Who ‘likes’ dead bodies?
I am lucky.
I have been afraid, but I have never really feared for my life.
There are moments of pure terror that I still remember on my skin, in the sweet spot on my spine where my neck dips into my back… but I haven’t ever gotten to that tipping point where the contrast between life and death is crystalized and distilled, as clear and sharp as the next breath I draw that could be my last.
But I have looked into the stone cold caverns of a man’s eyes – deep into depths with no limits and no mercy while I shivered, as he — and the others behind him — took aim and threw stones at me.
Hard. Against my head, my shoulder and then my back as I ran, and yeah, they fucking hurt and yeah they can fucking kill you.
And I know a Molotov cocktail is even worse — that graceful arc of fatal flame, a comet, falling star to burn the life away from the nearest beating heart.
I’ve sat with a killer once — he told me how he plunged a knife into a man’s chest “over and over and over until the dust below ran red.”
He blinked.
“I was wrong.” He said. “Killing will not end the occupation.”
Damn right it won’t.
So, my eyes are tired sometimes, from blinking, from crying, from looking straight into darkness… and the laugh lines in each corner are a big fat DAFKA FUCK YOU to the darkness.
But still, despite everything I’ve seen, and heard, and felt, and feared, I cannot bring myself to understand how anyone can ever celebrate when a human being is killed.
Even when that human being meant to do us harm.
Sure, we can feel relief that it wasn’t us.
And if you ask me to choose my children or anyone else’s I’ll choose mine. Just like you’ll choose yours. Because obviously. Every time.

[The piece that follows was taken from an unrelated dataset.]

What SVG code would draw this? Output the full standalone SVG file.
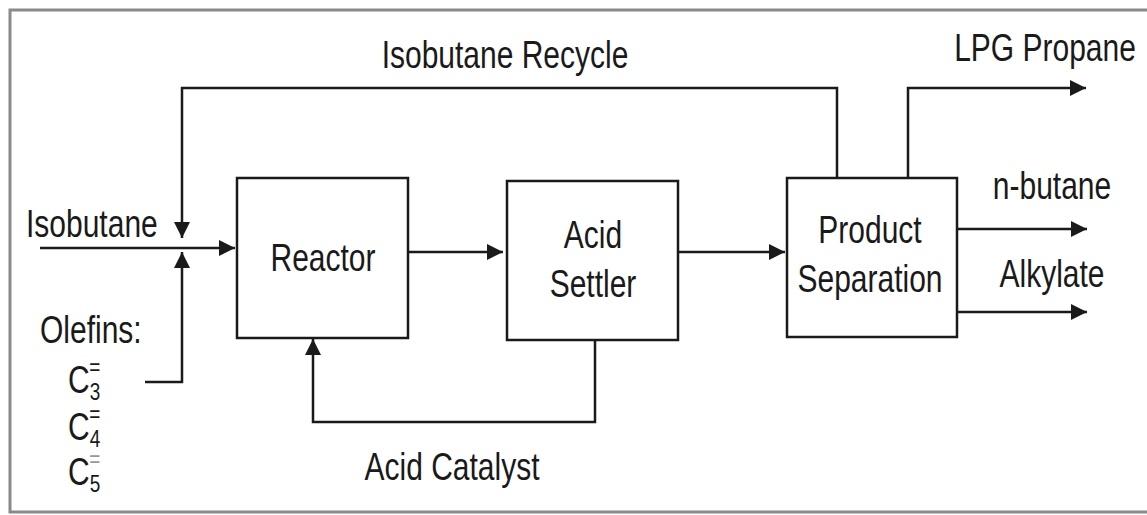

Yesterday, from all accounts a man who sought to kill our boys was killed by his own actions. And there it was on Facebook, a picture of his legs, crumbled, broken, sticking out from beneath a jeep. And there it was beneath the image, a caption from a man I know:
“Ding dong the witch is dead.”
The comments, oh the comments.
“Karma is a bitch.”
“Oh, I hope the jeep wasn’t damaged. Jeeps cost money.”
And then the “likes,” faster still. When did this become ok?
Yes, I get it. He died trying to hurt one of our soldiers. And yes, I it’s ok to breathe a sigh and murmur a prayer that our sons came home safe today — after all, we know sometimes they don’t.
But to laugh? To virtually high-five one another? To hand out “likes” on a dead man’s picture the way so many of our enemies hand out candies in the street after they’ve killed one of our soldiers?
When did we make this OK?
Even on Passover when we celebrate our deliverance from the Egyptians, when we read the plagues and remember them, we pour wine out in memory of our enemies so that our joy is thus diminished.
And I remember Proverbs 24-17: “do not rejoice at the downfall of your enemy.”
For when we do this, we forget the spark of godliness in every single one of us.